What does this have to do with money and habits? Everything. If you have a goal of making or saving more money and get a ton of great ideas, and then try to implement them all at once, what would likely happen? Failure! None of the multitude of changes that you tried to do would stick and there would be no effect. What about going to a semi-nar and picking one change that you can make easily, and you make this change for a long period of time? You would likely be more successful. This is one of the secrets of changing money habits and letting time do its magic. If you make a change that is hardly perceptible (i.e. painless), then this method will hardly be a strain.

What are some examples of this? Have you heard of the latte factor? The latte factor is making one incremental change per day – not purchasing that cup of coffee and saving the money. Due to the frequency of how many cups of coffee someone would buy over years of their lifetime, this would add up to meaningful savings. Another version is instead of buying a latte, you buy a regular coffee and add your milk or cream to it. This would save you $2 per day as an example. After 365 days, you have saved over $700 per year from this one incremental habit change. The ocean liner analogy shows the effect of compounding the change to make it even larger. What would you do with the $700? Let’s say you invested it over 10 years. On top of the $700 x 10 years of contributions, you are also making a return on this investment. As a wild guess, let’s say you made $3500 in return over the 10 years – about 5% per year on average. Now the effect is compounded. You can then take this money and deposit it into an RRSP and get a tax refund which would amplify the effect a while longer.
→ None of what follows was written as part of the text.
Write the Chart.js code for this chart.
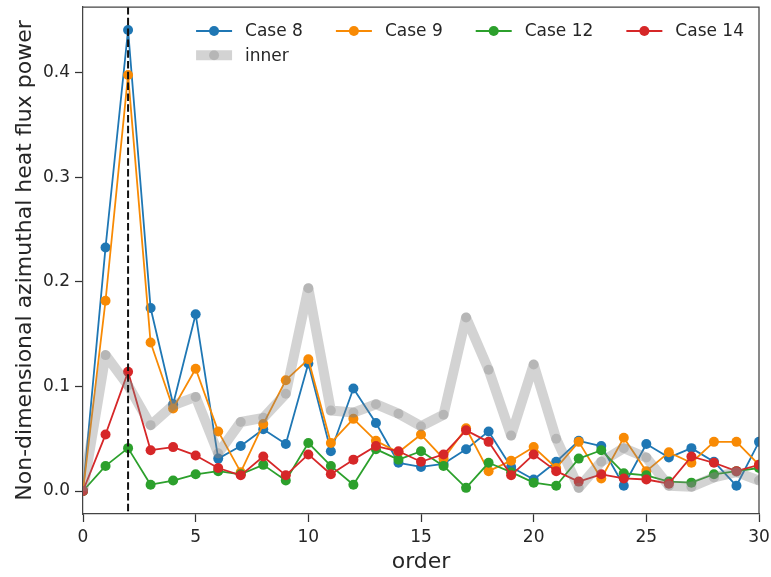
<!DOCTYPE html>
<html>
<head>
<meta charset="utf-8">
<script src="https://cdn.jsdelivr.net/npm/chart.js@4.4.1/dist/chart.umd.min.js"></script>
<style>
  html, body { margin: 0; padding: 0; background: #fff; }
</style>
</head>
<body>
<canvas id="myChart" width="771" height="577"></canvas>
<script>
// azimuthal orders 0..30
const orders = [0, 1, 2, 3, 4, 5, 6, 7, 8, 9, 10, 11, 12, 13, 14, 15, 16, 17, 18, 19, 20, 21, 22, 23, 24, 25, 26, 27, 28, 29, 30];

const case8 = [0, 0.233, 0.441, 0.175, 0.083, 0.169, 0.031, 0.043, 0.059, 0.045, 0.122, 0.038, 0.098, 0.065, 0.027, 0.023,
    0.026, 0.040, 0.057, 0.023, 0.011, 0.028, 0.048, 0.043, 0.005, 0.045, 0.032, 0.041, 0.028, 0.005, 0.047];
const case9 = [0, 0.182, 0.398, 0.142, 0.079, 0.117, 0.057, 0.018, 0.064, 0.106, 0.126, 0.046, 0.069, 0.048, 0.037, 0.054,
    0.031, 0.060, 0.019, 0.029, 0.042, 0.022, 0.047, 0.012, 0.051, 0.019, 0.037, 0.027, 0.047, 0.047, 0.025];
const case12 = [0, 0.024, 0.041, 0.006, 0.010, 0.016, 0.019, 0.016, 0.025, 0.010, 0.046, 0.024, 0.006, 0.040, 0.030, 0.038,
    0.024, 0.003, 0.027, 0.018, 0.008, 0.005, 0.031, 0.039, 0.017, 0.015, 0.009, 0.008, 0.016, 0.019, 0.022];
const case14 = [0, 0.054, 0.114, 0.039, 0.042, 0.034, 0.022, 0.015, 0.033, 0.015, 0.035, 0.016, 0.030, 0.043, 0.038, 0.028,
    0.035, 0.058, 0.047, 0.015, 0.035, 0.019, 0.009, 0.016, 0.012, 0.011, 0.007, 0.033, 0.027, 0.019, 0.025];
const inner = [0, 0.130, 0.101, 0.063, 0.082, 0.090, 0.036, 0.066, 0.070, 0.093, 0.194, 0.077, 0.075, 0.083, 0.074, 0.062,
    0.073, 0.166, 0.116, 0.053, 0.121, 0.050, 0.003, 0.028, 0.041, 0.032, 0.005, 0.004, 0.013, 0.018, 0.010];

const xTicks = [0, 5, 10, 15, 20, 25, 30];
const yTicks = [0, 0.1, 0.2, 0.3, 0.4];
const peakOrder = 2;

const FONT = 'DejaVu Sans';
const TEXT = '#262626';

function pts(vals) {
    return orders.map((o, i) => ({ x: o, y: vals[i] }));
}

function lineSet(label, vals, color, order) {
    return {
        label: label,
        data: pts(vals),
        showLine: true,
        borderColor: color,
        backgroundColor: color,
        pointBackgroundColor: color,
        pointBorderWidth: 0,
        pointRadius: 5,
        borderWidth: 1.8,
        borderJoinStyle: 'round',
        tension: 0,
        order: order
    };
}

// dashed marker at the dominant order + top/right spines
const extras = {
    id: 'extras',
    afterDatasetsDraw(chart) {
        const { ctx, chartArea, scales } = chart;
        const x = scales.x.getPixelForValue(peakOrder);
        ctx.save();
        ctx.strokeStyle = '#111';
        ctx.lineWidth = 2;
        ctx.setLineDash([7.5, 3.3]);
        ctx.beginPath();
        ctx.moveTo(x, chartArea.top);
        ctx.lineTo(x, chartArea.bottom);
        ctx.stroke();
        ctx.restore();
    },
    afterDraw(chart) {
        const { ctx, chartArea } = chart;
        ctx.save();
        ctx.strokeStyle = '#444';
        ctx.lineWidth = 1.25;
        ctx.beginPath();
        ctx.moveTo(chartArea.left, chartArea.top);
        ctx.lineTo(chartArea.right, chartArea.top);
        ctx.lineTo(chartArea.right, chartArea.bottom);
        ctx.stroke();
        ctx.restore();
    }
};

// legend in 4 columns, upper right, no frame
const legendCols = {
    id: 'legendCols',
    afterDraw(chart) {
        const { ctx, chartArea } = chart;
        const sets = chart.data.datasets;
        const ncol = 4, handleLen = 36, handlePad = 13, colSpace = 33;
        ctx.save();
        ctx.font = '17px "' + FONT + '"';
        const colW = [0, 0, 0, 0];
        sets.forEach((d, i) => {
            colW[i % ncol] = Math.max(colW[i % ncol], ctx.measureText(d.label).width);
        });
        let total = colSpace * (ncol - 1);
        for (let c = 0; c < ncol; c++) total += handleLen + handlePad + colW[c];
        const x0 = chartArea.right - 15 - total;
        const colX = [];
        let cx = x0;
        for (let c = 0; c < ncol; c++) {
            colX.push(cx);
            cx += handleLen + handlePad + colW[c] + colSpace;
        }
        sets.forEach((d, i) => {
            const c = i % ncol;
            const y = chartArea.top + 24 + Math.floor(i / ncol) * 24.3;
            const lx = colX[c];
            ctx.strokeStyle = d.borderColor;
            ctx.lineWidth = d.borderWidth;
            ctx.beginPath();
            ctx.moveTo(lx, y);
            ctx.lineTo(lx + handleLen, y);
            ctx.stroke();
            ctx.fillStyle = d.pointBackgroundColor;
            ctx.beginPath();
            ctx.arc(lx + handleLen / 2, y, d.pointRadius, 0, Math.PI * 2);
            ctx.fill();
            ctx.fillStyle = TEXT;
            ctx.textBaseline = 'middle';
            ctx.textAlign = 'left';
            ctx.fillText(d.label, lx + handleLen + handlePad, y + 1);
        });
        ctx.restore();
    }
};

function noPad(scale) {
    scale.paddingTop = 0;
    scale.paddingBottom = 0;
    scale.paddingLeft = 0;
    scale.paddingRight = 0;
}

const ctx = document.getElementById('myChart');
const innerSet = lineSet('inner', inner, 'rgba(128, 128, 128, 0.35)', 1);
innerSet.borderWidth = 10;

new Chart(ctx, {
    type: 'scatter',
    data: {
        datasets: [
            lineSet('Case 8', case8, '#1f77b4', 5),
            lineSet('Case 9', case9, '#f88a04', 4),
            lineSet('Case 12', case12, '#2ca02c', 3),
            lineSet('Case 14', case14, '#d62728', 2),
            innerSet
        ]
    },
    options: {
        responsive: false,
        animation: false,
        devicePixelRatio: 1,
        layout: { padding: { top: 7, right: 12, left: 0, bottom: 0 } },
        plugins: {
            legend: { display: false },
            tooltip: { enabled: false }
        },
        scales: {
            x: {
                type: 'linear',
                min: 0,
                max: 30,
                afterBuildTicks: (scale) => { scale.ticks = xTicks.map(v => ({ value: v })); },
                afterFit: (scale) => { scale.height = 63; noPad(scale); },
                ticks: {
                    font: { family: FONT, size: 17 },
                    color: TEXT,
                    padding: 5,
                    maxRotation: 0,
                    autoSkip: false
                },
                grid: {
                    drawOnChartArea: false,
                    drawTicks: true,
                    tickLength: 8,
                    tickWidth: 1.25,
                    tickColor: '#333'
                },
                border: { display: true, color: '#444', width: 1.25 },
                title: {
                    display: true,
                    text: 'order',
                    color: TEXT,
                    font: { family: FONT, size: 22 },
                    padding: { top: 0, bottom: 2 }
                }
            },
            y: {
                min: -0.022,
                max: 0.463,
                afterBuildTicks: (scale) => { scale.ticks = yTicks.map(v => ({ value: v })); },
                afterFit: (scale) => { scale.width = 83; noPad(scale); },
                ticks: {
                    font: { family: FONT, size: 17 },
                    color: TEXT,
                    padding: 5,
                    callback: (v) => v.toFixed(1)
                },
                grid: {
                    drawOnChartArea: false,
                    drawTicks: true,
                    tickLength: 8,
                    tickWidth: 1.25,
                    tickColor: '#333'
                },
                border: { display: true, color: '#444', width: 1.25 },
                title: {
                    display: true,
                    text: 'Non-dimensional azimuthal heat flux power',
                    color: TEXT,
                    font: { family: FONT, size: 22 },
                    padding: { top: 12, bottom: 0 }
                }
            }
        }
    },
    plugins: [extras, legendCols]
});
</script>
</body>
</html>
The latte factor has been beaten to death in many blogs and financial circles. The point of the latte factor is an example of one small habit that can lead to large changes over a long period of time if applied consistently. There are many other habits that can achieve this result. How about saving $1 per day on buying bananas from your local grocery store? How about negotiating a slightly better rate on your cell phone plan? How about purchasing the basic gym membership instead of the deluxe one that includes less but would suit your needs exactly? How about wasting slightly less food each day and buying a little bit less? Maybe keeping the computer, cell phone or cars that you drive one year longer than you used to? Ask yourself what the trade-off may be in doing these things – but if there really isn’t anything lost then you have found a habit that will create more money.